Despite Dan’s unpredictability, the authorities decide to send him up again right away for an even more ambitious mission.  Despite strict orders and briefings, Dan secretly decides he will be the First Man Into Space.  He accomplishes his mission and brings back invaluable information, but at what cost?

This is an odd mix of straight forward space travel adventure with plenty of scientific jargon that morphs into a monster movie.  It borrows heavily from (1955) but is not quite as successful.  Nonetheless, it is a fine example of what serious filmmakers can do with a tiny budget.  As usual with Criterion’s Monsters and Madmen box set, the commentary by Tom Weaver and producer Richard Gordon is the highlight.

Trailer

The Diary of Anne Frank (1959)

The Diary of Anne Frank
Directed by George Stevens
Written by Frances Goodrich and Albert Hackett from their play and the book by Anne Frank
1959/USA
Twentieth Century Fox Film Corporation/George Stevens Productions
Repeat viewing/Amazon Prime

[box] Anne Frank: I know it’s terrible trying to have any faith when people are doing such horrible… But you know what I sometimes think? I think the world may be going through a phase, the way I was with mother. It’ll pass. Maybe not hundreds of years, but someday. – I still believe, in spite of everything, that people are really good at heart.[/box]

George Stevens makes a 3-hour movie about a bunch of people cooped up in an attic gripping and cinematic.  I have tears in my eyes from the first shots of the seagulls to the last.
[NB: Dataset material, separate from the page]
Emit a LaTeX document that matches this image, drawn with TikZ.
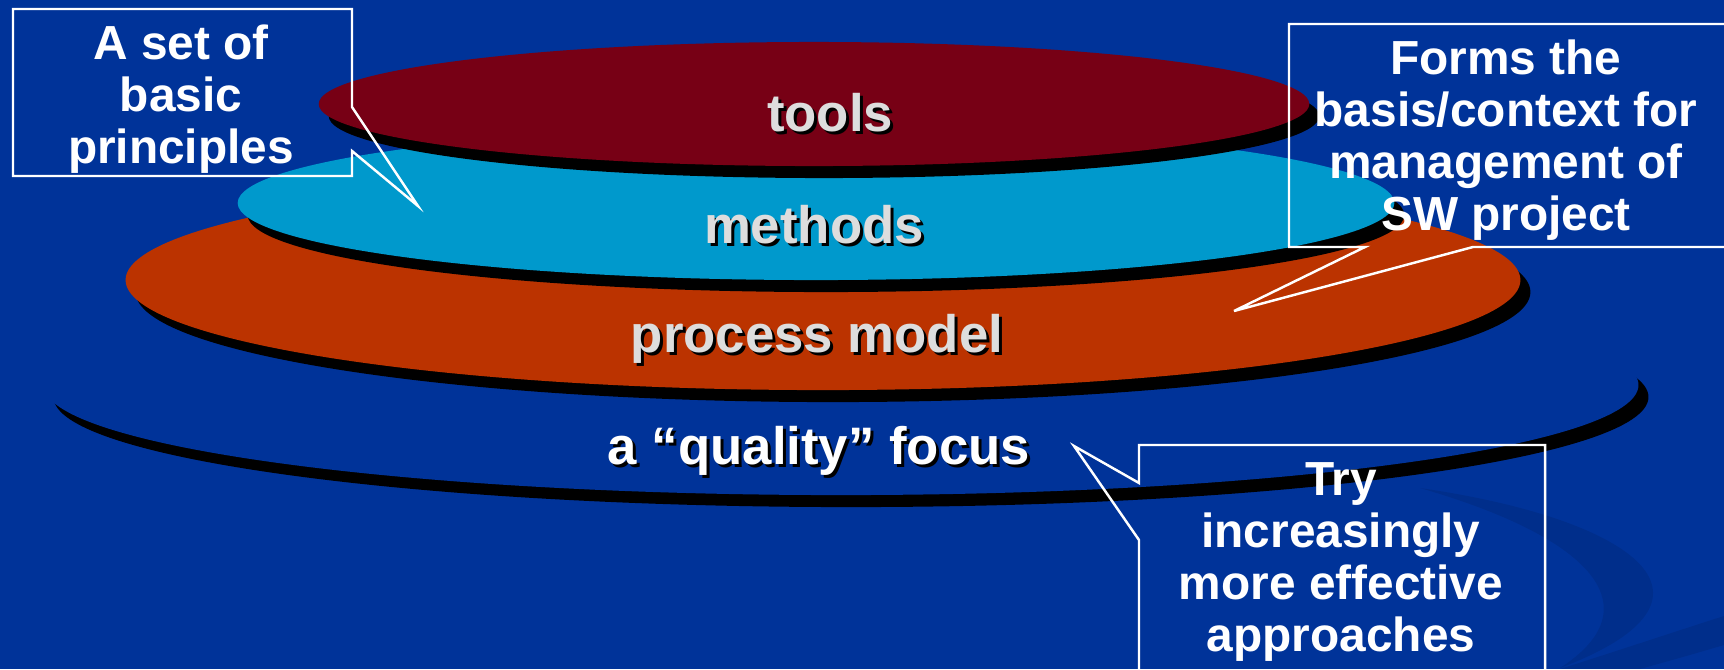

This is a true story based on the diary of a adolescent Jewish girl who was in hiding with her family in Amsterdam between 1942 and 1944.  The Frank family are wealthy German Jews who fled to the Netherlands when the Nazis took power.  After the German occupation, some brave and righteous Gentile resistance workers take the family of four – Otto (Joseph Schildkraut, mother Edith, and daughters Margot (Diane Baker) and Anne (Millie Perkins) into hiding in a hidden garret above their offices in a spice warehouse.  The Van Daan family  – Hans, Petronella (Shelley Winters) and son Peter (Richard Beymer) join them.  The Van Daan parents whine and bicker while teenage Peter silently seethes.  Later, friction is hightened further when a panicky and prickly bachelor dentist by the name of Dussell (Ed Wynne) joins the group.

The story follows daily life in the garret through the eyes of the sensitive, gifted Anne as she blossoms from girlhood to early womanhood.  Days are filled with monotony and petty drama interrupted by moments of pure terror.  I think everyone knows how the story ends. Recommended.

It’s been years since I’ve seen this but the very music over the opening credits starts my tear ducts working. Even the happiest moments hurt when one knows what all that hope would amount to.  Stevens was great with his actors and the entire cast shines here.  It’s a great coming of age story as well as a Holocaust drama.  Recommended.

The Diary of Anne Frank won Academy Awards in the categories of Best Supporting Actress (Winters); Best Cinematography, Black-and-White; and Best Art Direction-Set Decoration, Black-and-White. It was nominated in the categories of Best Picture; Best Director; Best Supporting Actor (Wynne); Best Costume Design, Black-and-White; and Best Music, Scoring of a Dramatic or Comedy Picture.  I think Schildkraut should also have been at least nominated.